I previously owned a 1947 Ercoupe, which I flew for 11 years and 1500 hours. I loved every minute of it. The Ercoupe has been one of those airplanes that lacks the cool factor in certain segments of the aviation community, particularly among those who prefer tailwheel airplanes—the ‘coupe is probably dead last in cool for that group. Yet it deserves respect. It allowed me a number of years of flying that I might not otherwise have been able to afford.
Before I owned my RV, I flew my Ercoupe with the SoCal RV group to and at events. They were always encouraging and supportive. They never put down the Ercoupe—they referred to it as an RV-0.5A.
The Ercoupe was what my budget could afford—I have no regrets or apologies about admitting it. Thank you for the gentle reminder about respecting the airplanes we can afford to fly.
I believe the important thing is to keep all of our airplanes and aviators safely flying—especially the more modest planes that make aviation more accessible to those of us with limited budgets.
Larry Anglisano’s October article about lighting options in the cockpit was good, but I’ve taken a different approach, a temporary system that I hold in place in my Tiger with Velcro, just as some pilots do with a flashlight.
It is an eyebrow LED light bar built by Fresh Aero (www.freshaero.com), with an integral off/on and dimmer switch.

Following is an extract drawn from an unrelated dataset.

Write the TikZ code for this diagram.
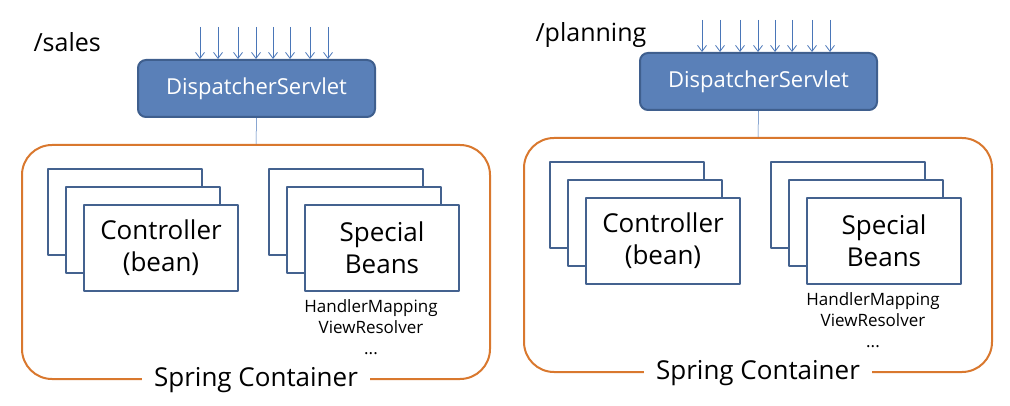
\documentclass[tikz,border=0pt]{standalone}
\usepackage{fontspec}
\setmainfont{Open Sans}
\usetikzlibrary{arrows.meta,positioning}
\definecolor{dsfill}{HTML}{5A80B8}
\definecolor{dsedge}{HTML}{3F5F8E}
\definecolor{cardedge}{HTML}{44628F}
\definecolor{ctorange}{HTML}{D9782E}
\definecolor{reqblue}{HTML}{4A76B8}
\begin{document}
\begin{tikzpicture}[x=1pt,y=-1pt,>={Straight Barb[length=6pt,width=9pt]},line join=round,
	ds/.style={draw=dsedge,line width=2pt,fill=dsfill,rounded corners=8pt,minimum width=237pt,minimum height=57pt,
		text=white,font=\fontsize{22}{26}\selectfont},
	cont/.style={draw=ctorange,line width=2pt,rounded corners=30pt,minimum width=468pt,minimum height=234pt},
	card/.style={draw=cardedge,line width=2pt,fill=white,minimum width=154pt,minimum height=86pt,anchor=north west},
	cardtext/.style={align=center,font=\fontsize{26}{32}\selectfont},
	req/.style={draw=reqblue,line width=0.8pt}]
	\useasboundingbox (0,0) rectangle (1010,406);

	\foreach \p/\lbl/\dx/\dy in {A/sales/0/0,B/planning/502/-7}{
		\begin{scope}[shift={(\dx,\dy)}]
			\node[anchor=west,font=\fontsize{25}{28}\selectfont] (url\p) at (30,42) {/\lbl};
			\node[ds] (ds\p) at (256.5,88.5) {DispatcherServlet};
			\foreach \d in {200,218,238,256,273,290,310,328}
				\draw[req,->] (\d,27) -- (ds\p.north -| \d,0);
			\node[cont] (cont\p) at (256,262) {};
			\draw[req,line width=0.5pt] (ds\p.south) -- (cont\p.north);

			% controller and special bean stacks
			\node[card] (ctl\p0) at (47,168) {};
			\node[card] (ctl\p1) at (65,186) {};
			\node[card,cardtext] (ctl\p2) at (83,204) {Controller\\(bean)};
			\node[card] (spc\p0) at (268,168) {};
			\node[card] (spc\p1) at (286,186) {};
			\node[card,cardtext] (spc\p2) at (304,204) {Special\\Beans};
			\node[below=4pt of spc\p2.south,xshift=-11pt,align=center,font=\fontsize{17}{21}\selectfont] (ext\p) {HandlerMapping\\ViewResolver\\...};

			\node[fill=white,inner xsep=12pt,font=\fontsize{26}{30}\selectfont] (lbl\p) at (cont\p.south) {Spring Container};
		\end{scope}
	}
\end{tikzpicture}
\end{document}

It can be removed from the airplane in two minutes. It plugs into an ELT battery pack that is secured under the pilot’s seat. The battery easily powers the LED bar all night, as I’ve inadvertently proven. It’s perfect for the fairly low amount of time I fly at night.
The poor-quality OEM lighting system is unaffected. I have absolute redundancy of lighting for little more weight than a powerful handheld flashlight. Because it is not installed in the airplane, the FAA is not involved at all.